I have been comparing MySQL with MonetDB. As mentioned here, queries that took minutes in MySQL got executed in a matter of few seconds in Monet.

However, I found a real blockade with joins.

I have 2 tables – each with 150 columns. Among these (150+150) columns, around 60 are CHARACTER LARGE OBJECT type. Both the tables are populated with around 50,000 rows – with data in all the 150 columns. The average length of data in a CLOB type column is 9,000 (varying from 2 characters to 20,000 characters). The primary key of both the tables have same values and the join is always based on the primary key. The rows are by default inserted in ascending order on the primary key.

When I ran an inner join query on these two tables with about 5 criteria and with limit 1000, Monet processed this query in 5 seconds, which is completely impressive compared to MySQL’s (19 seconds).

But when I ran the same query with same criteria and limits using a left or right joins, Monet took around 5 minutes, which is clearly way behind MySQL’s (just 22 seconds).

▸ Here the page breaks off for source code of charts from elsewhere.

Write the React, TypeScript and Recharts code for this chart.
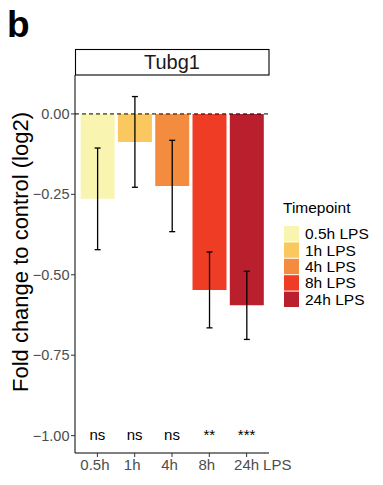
import React from "react";
import { ComposedChart, Bar, Cell, ErrorBar, XAxis, YAxis, ReferenceLine, Scatter } from "recharts";

const categories = ["0.5h", "1h", "4h", "8h", "24h"];
const means = [-0.264, -0.087, -0.224, -0.547, -0.595];
const errs = [0.158, 0.141, 0.142, 0.118, 0.106];
const sigLabels = ["ns", "ns", "ns", "**", "***"];
const legendLabels = ["0.5h LPS", "1h LPS", "4h LPS", "8h LPS", "24h LPS"];
const barColors = ["#F9F5B1", "#FBC85F", "#F48C3F", "#EE3C25", "#BA1F2E"];
const yTicks = [0, -0.25, -0.5, -0.75, -1];
const sigLevel = -1;
const xSuffix = "LPS";
const panelTitle = "Tubg1";
const yTitle = "Fold change to control (log2)";
const legendTitle = "Timepoint";
const panelTag = "b";

const data = categories.map((c, i) => ({
  cat: c,
  mean: means[i],
  err: errs[i],
  sig: sigLabels[i],
  sigY: sigLevel,
}));

const FONT = "'Liberation Sans', Arial, Helvetica, sans-serif";

const fmtY = (v: number) => (v === 0 ? "0.00" : "\u2212" + Math.abs(v).toFixed(2));

const XTick = (props: any) => {
  const { x, y, payload, index } = props;
  const last = index === categories.length - 1;
  return (
    <g>
      <text x={x - (last ? 0 : 2.5)} y={y} dy="0.71em" textAnchor="middle" fontSize={15} fill="#4D4D4D" fontFamily={FONT}>
        {payload.value}
      </text>
      {last ? (
        <text x={x + 16.5} y={y} dy="0.71em" textAnchor="start" fontSize={15} fill="#4D4D4D" fontFamily={FONT}>
          {xSuffix}
        </text>
      ) : null}
    </g>
  );
};

const SigShape = (props: any) => {
  const { cx, cy, payload } = props;
  return (
    <text x={cx} y={cy} dy={4} textAnchor="middle" fontSize={15} fill="#000" fontFamily={FONT}>
      {payload.sig}
    </text>
  );
};

export default function App() {
  return (
    <div style={{ position: "absolute", left: 0, top: 0, width: 383, height: 485, background: "#fff" }}>
      <ComposedChart
        width={383}
        height={485}
        data={data}
        margin={{ top: 75, right: 114, bottom: 0, left: 0 }}
        barCategoryGap="5%"
      >
        <XAxis
          dataKey="cat"
          height={32}
          padding={{ left: 3.75, right: 3.75 }}
          axisLine={{ stroke: "#000", strokeWidth: 1 }}
          tickLine={{ stroke: "#333" }}
          tickSize={4}
          tickMargin={2}
          tick={<XTick />}
          interval={0}
        />
        <YAxis
          width={75}
          type="number"
          domain={[-1.054, 0.121]}
          allowDataOverflow
          ticks={yTicks}
          tickFormatter={fmtY}
          axisLine={{ stroke: "#000", strokeWidth: 1 }}
          tickLine={{ stroke: "#333" }}
          tickSize={4}
          tickMargin={1.5}
          tick={{ fontSize: 14.5, fill: "#4D4D4D", fontFamily: FONT }}
        />
        <Bar dataKey="mean" isAnimationActive={false} legendType="none">
          {data.map((d, i) => (
            <Cell key={d.cat} fill={barColors[i]} />
          ))}
          <ErrorBar dataKey="err" width={3} strokeWidth={1.3} stroke="#000" direction="y" />
        </Bar>
        <ReferenceLine y={0} stroke="#000" strokeDasharray="4 3" strokeWidth={1} />
        <Scatter dataKey="sigY" isAnimationActive={false} shape={<SigShape />} legendType="none" />
      </ComposedChart>
      <svg
        width={383}
        height={485}
        style={{ position: "absolute", left: 0, top: 0, pointerEvents: "none" }}
        fontFamily={FONT}
      >
        <text x={7} y={37} fontSize={37} fontWeight="bold" fill="#000">
          {panelTag}
        </text>
        <rect x={75.5} y={49.5} width={193.5} height={25.5} fill="#fff" stroke="#000" strokeWidth={1.1} />
        <text x={172} y={69} textAnchor="middle" fontSize={20} fill="#1a1a1a">
          {panelTitle}
        </text>
        <text
          x={28}
          y={252}
          transform="rotate(-90 28 252)"
          textAnchor="middle"
          fontSize={22}
          fill="#000"
        >
          {yTitle}
        </text>
        <text x={283} y={213} fontSize={15.5} fill="#000">
          {legendTitle}
        </text>
        {legendLabels.map((l, i) => (
          <g key={l}>
            <rect x={284} y={226 + i * 16.4} width={15} height={15.4} fill={barColors[i]} />
            <text x={305} y={226 + i * 16.4 + 7.7} dy="0.36em" fontSize={15.5} fill="#000">
              {l}
            </text>
          </g>
        ))}
      </svg>
    </div>
  );
}
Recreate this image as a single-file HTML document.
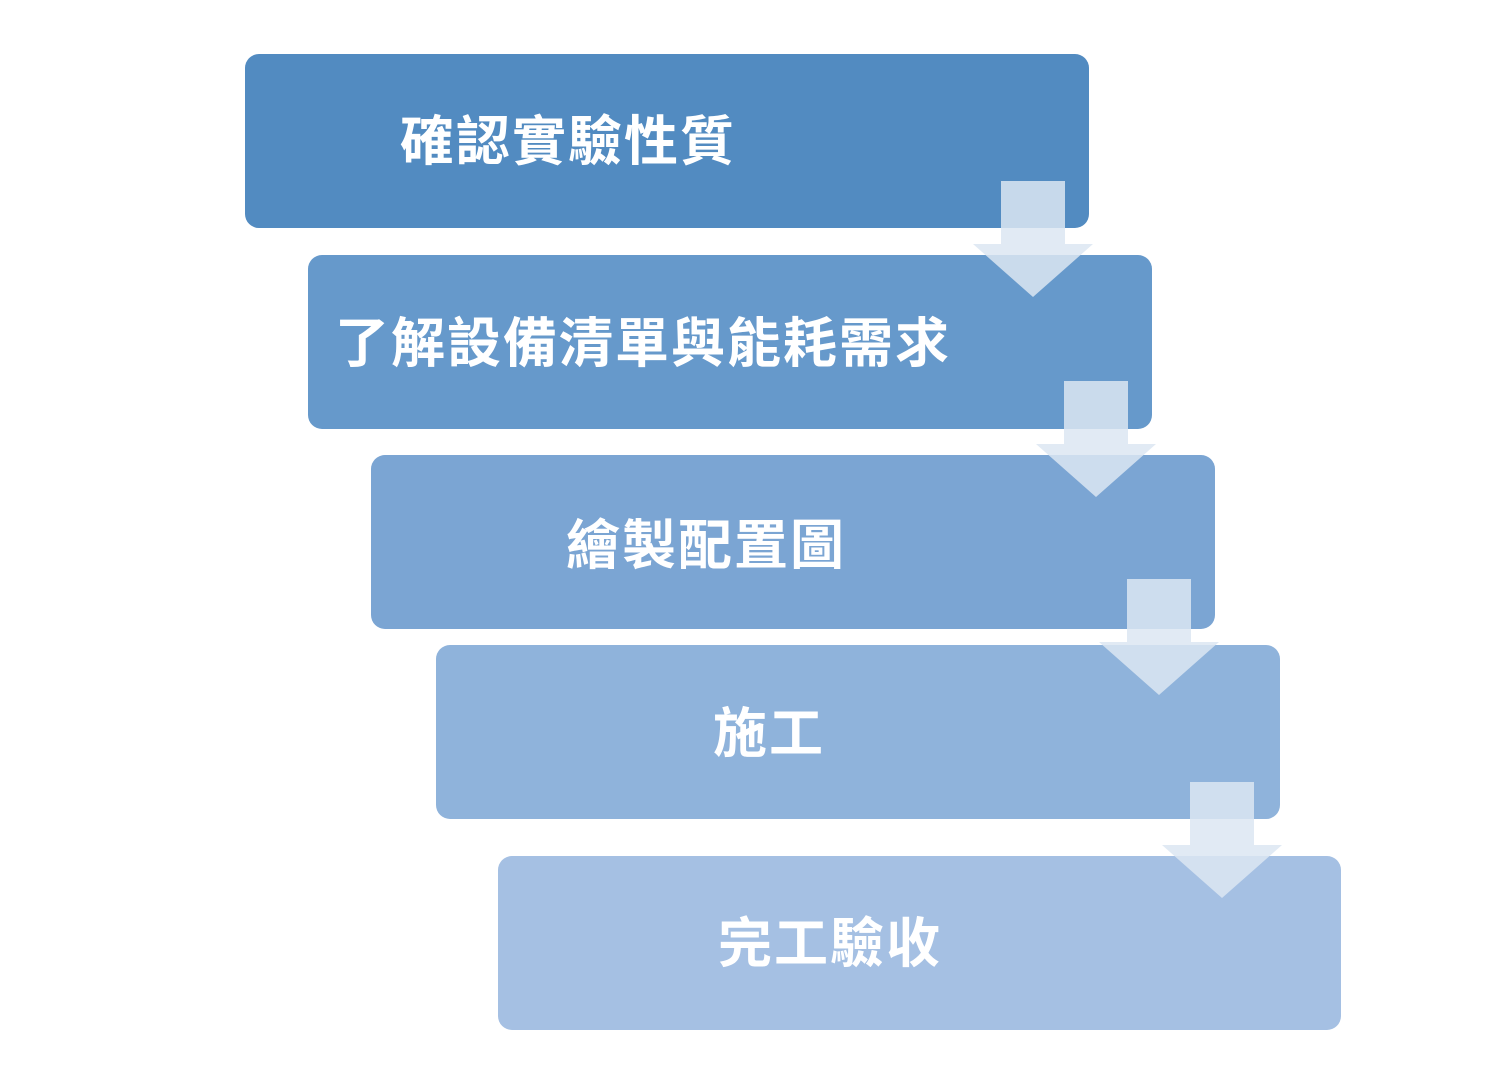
<!DOCTYPE html>
<html><head><meta charset="utf-8"><style>
body{margin:0;width:1488px;height:1080px;background:#fff;position:relative;overflow:hidden;font-family:"Liberation Sans","Noto Sans CJK TC",sans-serif}
.b{position:absolute;width:844px;height:174px;border-radius:14px}
.t{position:absolute;color:#fff;font-weight:bold;font-size:54px;line-height:60px;white-space:nowrap;letter-spacing:2px}
svg{position:absolute;left:0;top:0}
</style></head><body>
<div class="b" style="left:245px;top:54px;background:#528bc1"></div>
<div class="b" style="left:308px;top:255px;background:#6699cb"></div>
<div class="b" style="left:371px;top:455px;background:#7ba5d3"></div>
<div class="b" style="left:436px;top:645px;background:#8fb3db"></div>
<div class="b" style="left:498px;top:856px;width:843px;background:#a5c0e3"></div>
<div class="t" style="left:400px;top:112px">確認實驗性質</div>
<div class="t" style="left:335px;top:314px">了解設備清單與能耗需求</div>
<div class="t" style="left:566px;top:516px">繪製配置圖</div>
<div class="t" style="left:713px;top:704px">施工</div>
<div class="t" style="left:718px;top:914px">完工驗收</div>
<svg width="1488" height="1080">
<g fill="#dce6f2" fill-opacity="0.85">
<polygon points="1001,181 1065,181 1065,244 1093,244 1033,297 973,244 1001,244"/>
<polygon points="1064,381 1128,381 1128,444 1156,444 1096,497 1036,444 1064,444"/>
<polygon points="1127,579 1191,579 1191,642 1219,642 1159,695 1099,642 1127,642"/>
<polygon points="1190,782 1254,782 1254,845 1282,845 1222,898 1162,845 1190,845"/>
</g></svg>
</body></html>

I went through the logs using trace statement, but the traces of inner and left joins are more or less the same, except that time for each action is far higher in left join trace.

Also, the time taken for the same join query execution varies by 2 or 3 seconds when run at several time intervals.

Having read a lot about Monet’s speed compared to traditional relation row based DBs, I could feel that I am missing something, but couldn’t figure out what.

Can you please tell me why there is such a huge difference in such query execution time and how I can prevent it?

Much grateful to have any help. Thanks a lot in advance.

P.S.: I am running Monet on Macbook Pro – 2.3 GHz Core i7 – Quad core processor with 8 GB RAM.